● **GIVEN MATERIAL**
+ + + +

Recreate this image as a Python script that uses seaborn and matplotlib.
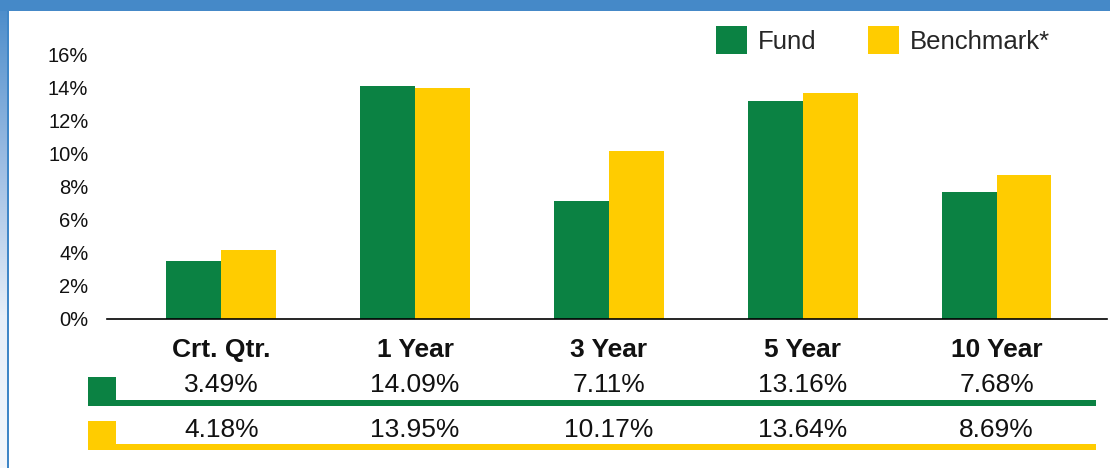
import numpy as np
import pandas as pd
import matplotlib.pyplot as plt
import matplotlib.transforms as mtransforms
from matplotlib.colors import LinearSegmentedColormap
from matplotlib.patches import Rectangle
import seaborn as sns

periods = ['Crt. Qtr.', '1 Year', '3 Year', '5 Year', '10 Year']
fund = [3.49, 14.09, 7.11, 13.16, 7.68]
benchmark = [4.18, 13.95, 10.17, 13.64, 8.69]
series = ['Fund', 'Benchmark*']
colors = ['#0B8243', '#FFCC00']
yticks = [0, 2, 4, 6, 8, 10, 12, 14, 16]

df = pd.DataFrame({
    'period': periods * 2,
    'series': [series[0]] * len(fund) + [series[1]] * len(benchmark),
    'value': fund + benchmark,
})

sns.set_style('white')
plt.rcParams['font.family'] = ['Liberation Sans', 'DejaVu Sans']

W, H = 1110, 468
fig = plt.figure(figsize=(11.1, 4.68), dpi=100)


def fx(px):
    return px / W


def fy(py):
    return 1 - py / H


# blue frame: top bar + left gradient strip
fig.add_artist(Rectangle((0, fy(11)), 1, 11 / H, transform=fig.transFigure,
                         color='#4589C8', lw=0))
strip = fig.add_axes([0, 0, fx(7), fy(11)])
cmap = LinearSegmentedColormap.from_list('strip', ['#4E8ECB', '#9DBDE3', '#E6EEF8', '#F3F7FC'])
strip.imshow(np.linspace(0, 1, 256).reshape(-1, 1), aspect='auto', cmap=cmap)
strip.axis('off')
fig.add_artist(Rectangle((fx(7), 0), 1.5 / W, fy(11), transform=fig.transFigure,
                         color='#3F86C7', lw=0))

ax = fig.add_axes([fx(107), fy(319), fx(1107) - fx(107), fy(54) - fy(319)])
sns.barplot(data=df, x='period', y='value', hue='series', palette=colors,
            width=0.567, gap=0, linewidth=0, saturation=1, ax=ax)

ax.set_ylim(0, 16)
ax.set_xlim(-0.59, 4.57)
ax.set_yticks(yticks)
ax.set_yticklabels([f'{t}%' for t in yticks], fontsize=14.5, color='#111111')
ax.tick_params(axis='y', length=0, pad=13.5)
ax.tick_params(axis='x', length=0, pad=14)
for lab in ax.get_xticklabels():
    lab.set_fontsize(19)
    lab.set_fontweight('bold')
    lab.set_color('#111111')
ax.set_xlabel('')
ax.set_ylabel('')
sns.despine(ax=ax, left=True)
ax.spines['bottom'].set_color('black')
ax.spines['bottom'].set_linewidth(1.2)

handles, labels = ax.get_legend_handles_labels()
ax.legend(handles, labels, ncol=2, frameon=False, fontsize=18.5,
          handlelength=1.2, handleheight=1.32, handletextpad=0.44,
          columnspacing=2.0, loc='upper left', borderpad=0, borderaxespad=0,
          bbox_to_anchor=(fx(716), fy(26)), bbox_transform=fig.transFigure)

# data table under the chart
trans = mtransforms.blended_transform_factory(ax.transData, fig.transFigure)
rows = [(fund, colors[0], 385, 377), (benchmark, colors[1], 430, 421)]
for values, col, ytext, ytop in rows:
    for i, v in enumerate(values):
        ax.text(i, fy(ytext), f'{v:.2f}%', transform=trans, ha='center',
                va='center', fontsize=19, color='#111111', clip_on=False)
    fig.add_artist(Rectangle((fx(88), fy(ytop + 29)), 28 / W, 29 / H,
                             transform=fig.transFigure, color=col, lw=0))
    fig.add_artist(Rectangle((fx(88), fy(ytop + 29)), (1096 - 88) / W, 6 / H,
                             transform=fig.transFigure, color=col, lw=0))

fig.savefig('out.png', dpi=100)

+ + + +

Write out, word for word, the lines from the start of the data through the one holding "fig = plt.figure(figsize=(11.1, 4.68), dpi=100)". Omit pictures.

Recreate this image as a Python script that uses seaborn and matplotlib.
import numpy as np
import pandas as pd
import matplotlib.pyplot as plt
import matplotlib.transforms as mtransforms
from matplotlib.colors import LinearSegmentedColormap
from matplotlib.patches import Rectangle
import seaborn as sns

periods = ['Crt. Qtr.', '1 Year', '3 Year', '5 Year', '10 Year']
fund = [3.49, 14.09, 7.11, 13.16, 7.68]
benchmark = [4.18, 13.95, 10.17, 13.64, 8.69]
series = ['Fund', 'Benchmark*']
colors = ['#0B8243', '#FFCC00']
yticks = [0, 2, 4, 6, 8, 10, 12, 14, 16]

df = pd.DataFrame({
    'period': periods * 2,
    'series': [series[0]] * len(fund) + [series[1]] * len(benchmark),
    'value': fund + benchmark,
})

sns.set_style('white')
plt.rcParams['font.family'] = ['Liberation Sans', 'DejaVu Sans']

W, H = 1110, 468
fig = plt.figure(figsize=(11.1, 4.68), dpi=100)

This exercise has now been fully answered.